When Things Don’t Go According to Plan
Have you ever had one of those days when you are feeling it? You know what I am talking about. The to-do list is dwindling down by the minute because you are checking things off. The laundry is in, emails are being controlled, kids are pleasant and it's smooth sailing.
This is when I start to think I might have figured out the secret. How to do it all and still be nice!
I am a champion, hear me roar!
Too far? I know… just ignore me.
Any who, I was having one of those days a little while ago and wow I was so proud of myself. Mentally I was taking notes so I could feel like this every day. “Yep, this is it. This is how you do it”
But then, basically right before dinner time, the walls of my treacherous fort of order, agenda and perfection came crashing down. My husband decided to start a massive project in the middle of the living area, the kids were hungry and (I am sure you couldn’t see the writing on the wall), I was tired. All my doing, rushing, accomplishing had left me tired.
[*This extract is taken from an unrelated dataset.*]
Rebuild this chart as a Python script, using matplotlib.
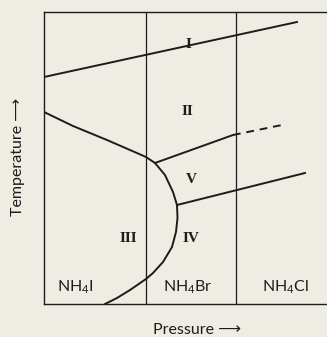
import matplotlib
matplotlib.use("Agg")
import matplotlib.pyplot as plt

plt.rcParams['font.family'] = ['Lato', 'DejaVu Sans']
plt.rcParams['mathtext.default'] = 'regular'

# Data (schematic coordinates: pressure, temperature in arbitrary units)
compound_x = [102, 192]                     # vertical separators between compounds
compound_labels = ['NH$_4$I', 'NH$_4$Br', 'NH$_4$Cl']
compound_label_x = [31, 144, 241]

line_I_II_p = [0, 253]
line_I_II_t = [227, 282]

curve_III_p = [0, 29, 63, 86, 102, 111, 121, 129, 133, 133.5, 132, 128, 119, 109, 102, 86, 73, 61]
curve_III_t = [192, 178, 164, 154, 147, 141, 129, 112, 99, 86, 72, 57, 42, 31, 25, 14, 6, 0]

line_V_II_p = [111, 189]
line_V_II_t = [141, 169]
line_V_II_dash_p = [189, 238]
line_V_II_dash_t = [169, 179]

line_IV_V_p = [133, 261]
line_IV_V_t = [99, 131]

phase_labels = ['I', 'II', 'V', 'III', 'IV']
phase_p = [144, 143, 147, 84, 147]
phase_t = [259, 192, 124, 66, 66]

bg = '#efece4'
ink = '#1c1c1c'

fig = plt.figure(figsize=(3.27, 3.37), dpi=100, facecolor=bg)
ax = fig.add_axes([44/327, 33/337, 283/327, 292/337], facecolor=bg)
ax.set_xlim(0, 283)
ax.set_ylim(0, 292)
ax.set_xticks([])
ax.set_yticks([])
for s in ['left', 'top', 'bottom']:
    ax.spines[s].set_color(ink)
    ax.spines[s].set_linewidth(1.0)
ax.spines['right'].set_visible(False)

for x in compound_x:
    ax.axvline(x, color=ink, lw=0.9)

lw = 1.4
ax.plot(line_I_II_p, line_I_II_t, color=ink, lw=lw)
ax.plot(curve_III_p, curve_III_t, color=ink, lw=lw, solid_joinstyle='round')
ax.plot(line_V_II_p, line_V_II_t, color=ink, lw=lw)
ax.plot(line_V_II_dash_p, line_V_II_dash_t, color=ink, lw=lw, ls=(0, (4, 3)))
ax.plot(line_IV_V_p, line_IV_V_t, color=ink, lw=lw)

for lab, p, t in zip(phase_labels, phase_p, phase_t):
    ax.text(p, t, lab, ha='center', va='center', fontsize=11, fontweight='bold',
            family='Liberation Serif', color=ink)

for lab, x in zip(compound_labels, compound_label_x):
    ax.text(x, 17, lab, ha='center', va='center', fontsize=11.5, color=ink)

fig.text(197/327, 1 - 330/337, 'Pressure \u27f6', ha='center', va='center',
         fontsize=11.5, color=ink)
fig.text(18/327, 1 - 157/337, 'Temperature \u27f6', ha='center', va='center',
         rotation=90, fontsize=11.5, color=ink)

fig.savefig('out.png', dpi=100, facecolor=bg)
To top it all off, why wasn’t everyone complying to my plans to relax in the evening. To chill and have a nice quiet night at home. I mean this was it. The rest of the week brings activities for the kiddos every.single.night. Basketball, dance, church, birthday parties… I mean this is not news to you all. This is just life. And a good life at that. Blessings really if I am honest!
So, I begrudgingly helped my husband with the project. We ate dinner. The kids were crazy as always. (I mean why do they get some weird second wind as we approach bedtime) Needless to say at bedtime, I had no words left. My mind and body had no capacity left to give. This happens a lot, just being honest here. So, off to bed we all went.
The next morning in my quiet time with the Lord, I was reflecting on what had went wrong the night before. I mean things were going so well. Am I that rigid? Am I that screwed up? Well, yes is the answer to both of those.
But the Lord started to show me other perspectives. My husband was thinking this was the only night to get this project put together and he thought it would make me happy, as it was something I wanted. And the kids were just being kids after a long day of school and practice. The problem was me and my agenda.
Sometimes, I get so focused on my plans, my ideas and my itinerary that I miss others. As the Lord revealed that to me, I was like “Do I do that to you Lord?” …. Umm yeah
But here’s the rub, we all do. We all have ideas, plans and ways we think God should deliver or act. We have ideas of how He should perform here and here. How He needs to do X, Y, Z in our lives. And He needs to fix ____ while He’s at it. I am guilty of telling God my plans and asking him to bless them. Geez…
News Flash: He doesn’t work that way. He loves me and you too much to bless our measly idea of the future plans.
He is an all knowing, powerful God. If I slow down long enough to be honest with myself, I want an all-knowing God that can see the future to make my plans, not me. I also know there are things that I need to learn, humbly learn to be a better mom, wife and child of God. And I can’t learn them if it's my way or the highway all the time.
Humility and surrender are not learned or practiced when everything is happening perfectly in the kingdom of ourselves.
That morning I was thankful for a merciful God that sees me rushing around, head held high, thinking I was all good on my own, and still loves me the same. I was quickly reminded that I am a child of God, not a god. Bless my heart, I get so off base easily.
So, today let us humbly seek what God has in store for us. May we listen to His promptings to slow down, notice others in our lives and consider other perspectives. It just might change our lives and someone else’s.
For the record, I apologized to my husband and kiddos for being a rude jerk the night before. I needed too.